Energy losses during driving due to tapered section of monopile

Abstract

Efficient pile driving and accurate pile driving predictions are essential for the continued use of monopiles as an optimised foundation for the offshore wind energy sector, especially as the offshore wind industry continuously pushes limits of wind turbine and foundation size. For monopile foundation a crucial part of the structure from an installation perspective is the transition tapered section of the monopile between the top and bottom parts of the monopile and its interaction with the water column during pile driving. To evaluate the impact of this interaction on the driving energy, two monopile foundations installed at an offshore wind farm (OWF) site in the North Sea were instrumented and their installation was monitored in 2019. For the monitoring, optical fibre strain gauges and resistive accelerometers were placed at different levels above, below, and on to the tapered section of the monopiles. As an innovative part, all sensors were glued on the monopile shaft surface instead of the traditional welded/screwed approach. The driving energy loss between different sensor levels was calculated post installation.
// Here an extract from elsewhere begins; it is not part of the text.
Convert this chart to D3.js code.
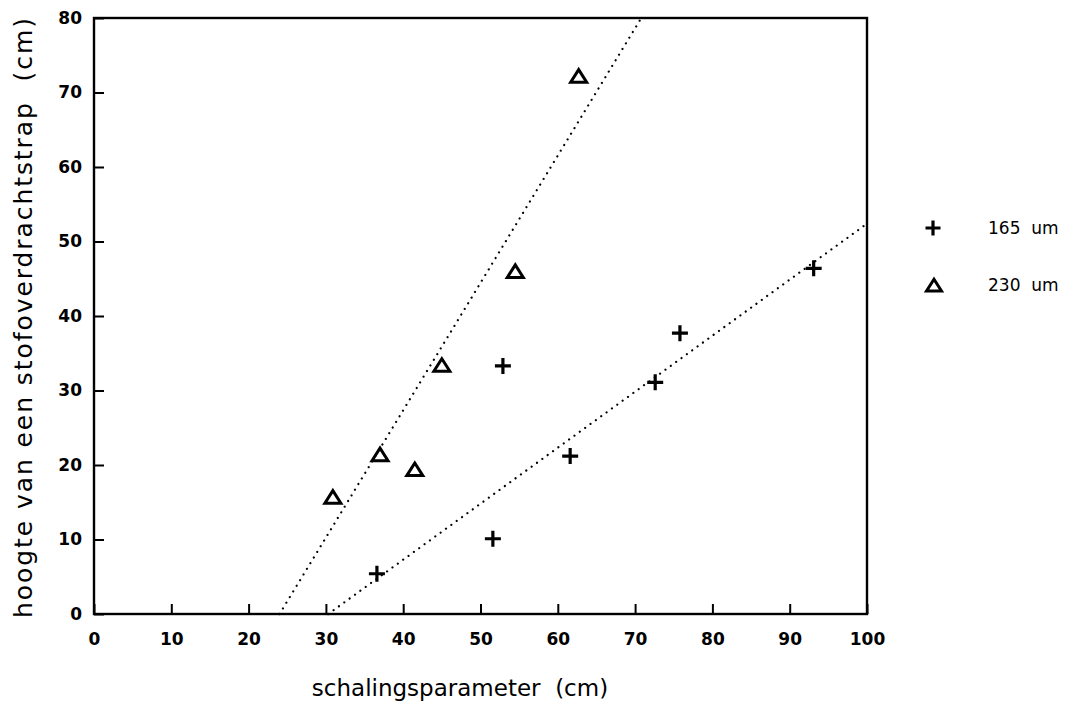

The measurement data were used to benchmark a series of finite element analyses (FEA) that were performed to identify and quantify the different factors affecting the energy loss.The study evaluates the effect of various parameters, such as wave reflections due impedance changes caused by diameter increase and wall thickness variation, bending of tapered section, and vertical acceleration of water due to interaction with the tapered section of the monopile. Measurements and the finite element analysis both reveal that a large part of the driving energy applied by the hammer is dissipated due to the above-mentioned factors with the water-pile interaction playing the most important role, resulting in a significant impact on the monopile installation.